DATA SHOWN:

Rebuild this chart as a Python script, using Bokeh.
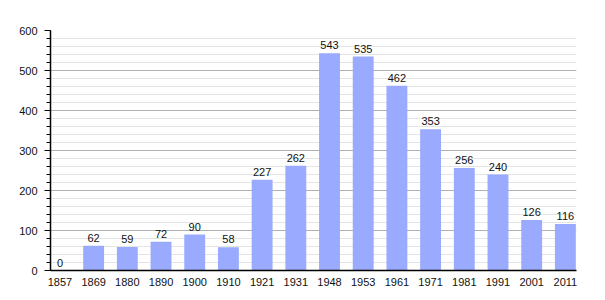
from bokeh.plotting import figure
from bokeh.models import ColumnDataSource, Range1d, FixedTicker, LabelSet
from bokeh.core.properties import value
from bokeh.embed import file_html
from bokeh.resources import INLINE

years = ["1857", "1869", "1880", "1890", "1900", "1910", "1921", "1931",
         "1948", "1953", "1961", "1971", "1981", "1991", "2001", "2011"]
population = [0, 62, 59, 72, 90, 58, 227, 262, 543, 535, 462, 353, 256, 240, 126, 116]

FONT = "Liberation Sans"
FSIZE = "11px"

xs = list(range(len(years)))
src = ColumnDataSource(dict(x=xs, top=population, lbl=[str(v) for v in population]))

p = figure(width=605, height=300, output_backend="svg", toolbar_location=None,
           x_range=Range1d(-0.28, len(years) - 1 + 0.33), y_range=Range1d(0, 600),
           min_border_left=50, min_border_right=29, min_border_top=30, min_border_bottom=30)
p.outline_line_color = None
p.background_fill_color = "white"

p.vbar(x="x", top="top", width=0.62, source=src, fill_color="#99aaff", line_color=None)

labels = LabelSet(x="x", y="top", text="lbl", source=src, text_align="center",
                  text_baseline="bottom", y_offset=4, text_font_size=value(FSIZE),
                  text_font=value(FONT), text_color="#111111")
p.add_layout(labels)

p.xaxis.ticker = FixedTicker(ticks=xs)
p.xaxis.major_label_overrides = {i: y for i, y in enumerate(years)}
p.xaxis.major_tick_line_color = None
p.xaxis.minor_tick_line_color = None
p.xaxis.axis_line_color = "black"
p.xaxis.axis_line_width = 1.5
p.xaxis.major_label_standoff = 1
p.xaxis.major_label_text_font = FONT
p.xaxis.major_label_text_font_size = FSIZE
p.xaxis.major_label_text_font_style = "normal"
p.xaxis.major_label_text_color = "#111111"

p.yaxis.ticker = FixedTicker(ticks=[0, 100, 200, 300, 400, 500, 600],
                             minor_ticks=list(range(0, 601, 20)))
p.yaxis.axis_line_color = "black"
p.yaxis.axis_line_width = 1.5
p.yaxis.major_tick_out = 6
p.yaxis.major_tick_in = 0
p.yaxis.minor_tick_out = 4
p.yaxis.minor_tick_in = 0
p.yaxis.major_tick_line_color = "black"
p.yaxis.minor_tick_line_color = "black"
p.yaxis.major_label_standoff = 7
p.yaxis.major_label_text_font = FONT
p.yaxis.major_label_text_font_size = FSIZE
p.yaxis.major_label_text_color = "#111111"

p.xgrid.grid_line_color = None
p.ygrid.grid_line_color = "#b0b0b0"
p.ygrid.minor_grid_line_color = "#e4e4e4"
p.ygrid.level = "underlay"

open("out.html", "w").write(file_html(p, INLINE))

EXERCISE BRIEF: Return each line of the data, keeping its wording exact and omitting pictures.

THE OUTPUT:
Rebuild this chart as a Python script, using Bokeh.
from bokeh.plotting import figure
from bokeh.models import ColumnDataSource, Range1d, FixedTicker, LabelSet
from bokeh.core.properties import value
from bokeh.embed import file_html
from bokeh.resources import INLINE

years = ["1857", "1869", "1880", "1890", "1900", "1910", "1921", "1931",
         "1948", "1953", "1961", "1971", "1981", "1991", "2001", "2011"]
population = [0, 62, 59, 72, 90, 58, 227, 262, 543, 535, 462, 353, 256, 240, 126, 116]

FONT = "Liberation Sans"
FSIZE = "11px"

xs = list(range(len(years)))
src = ColumnDataSource(dict(x=xs, top=population, lbl=[str(v) for v in population]))

p = figure(width=605, height=300, output_backend="svg", toolbar_location=None,
           x_range=Range1d(-0.28, len(years) - 1 + 0.33), y_range=Range1d(0, 600),
           min_border_left=50, min_border_right=29, min_border_top=30, min_border_bottom=30)
p.outline_line_color = None
p.background_fill_color = "white"

p.vbar(x="x", top="top", width=0.62, source=src, fill_color="#99aaff", line_color=None)

labels = LabelSet(x="x", y="top", text="lbl", source=src, text_align="center",
                  text_baseline="bottom", y_offset=4, text_font_size=value(FSIZE),
                  text_font=value(FONT), text_color="#111111")
p.add_layout(labels)

p.xaxis.ticker = FixedTicker(ticks=xs)
p.xaxis.major_label_overrides = {i: y for i, y in enumerate(years)}
p.xaxis.major_tick_line_color = None
p.xaxis.minor_tick_line_color = None
p.xaxis.axis_line_color = "black"
p.xaxis.axis_line_width = 1.5
p.xaxis.major_label_standoff = 1
p.xaxis.major_label_text_font = FONT
p.xaxis.major_label_text_font_size = FSIZE
p.xaxis.major_label_text_font_style = "normal"
p.xaxis.major_label_text_color = "#111111"

p.yaxis.ticker = FixedTicker(ticks=[0, 100, 200, 300, 400, 500, 600],
                             minor_ticks=list(range(0, 601, 20)))
p.yaxis.axis_line_color = "black"
p.yaxis.axis_line_width = 1.5
p.yaxis.major_tick_out = 6
p.yaxis.major_tick_in = 0
p.yaxis.minor_tick_out = 4
p.yaxis.minor_tick_in = 0
p.yaxis.major_tick_line_color = "black"
p.yaxis.minor_tick_line_color = "black"
p.yaxis.major_label_standoff = 7
p.yaxis.major_label_text_font = FONT
p.yaxis.major_label_text_font_size = FSIZE
p.yaxis.major_label_text_color = "#111111"

p.xgrid.grid_line_color = None
p.ygrid.grid_line_color = "#b0b0b0"
p.ygrid.minor_grid_line_color = "#e4e4e4"
p.ygrid.level = "underlay"

open("out.html", "w").write(file_html(p, INLINE))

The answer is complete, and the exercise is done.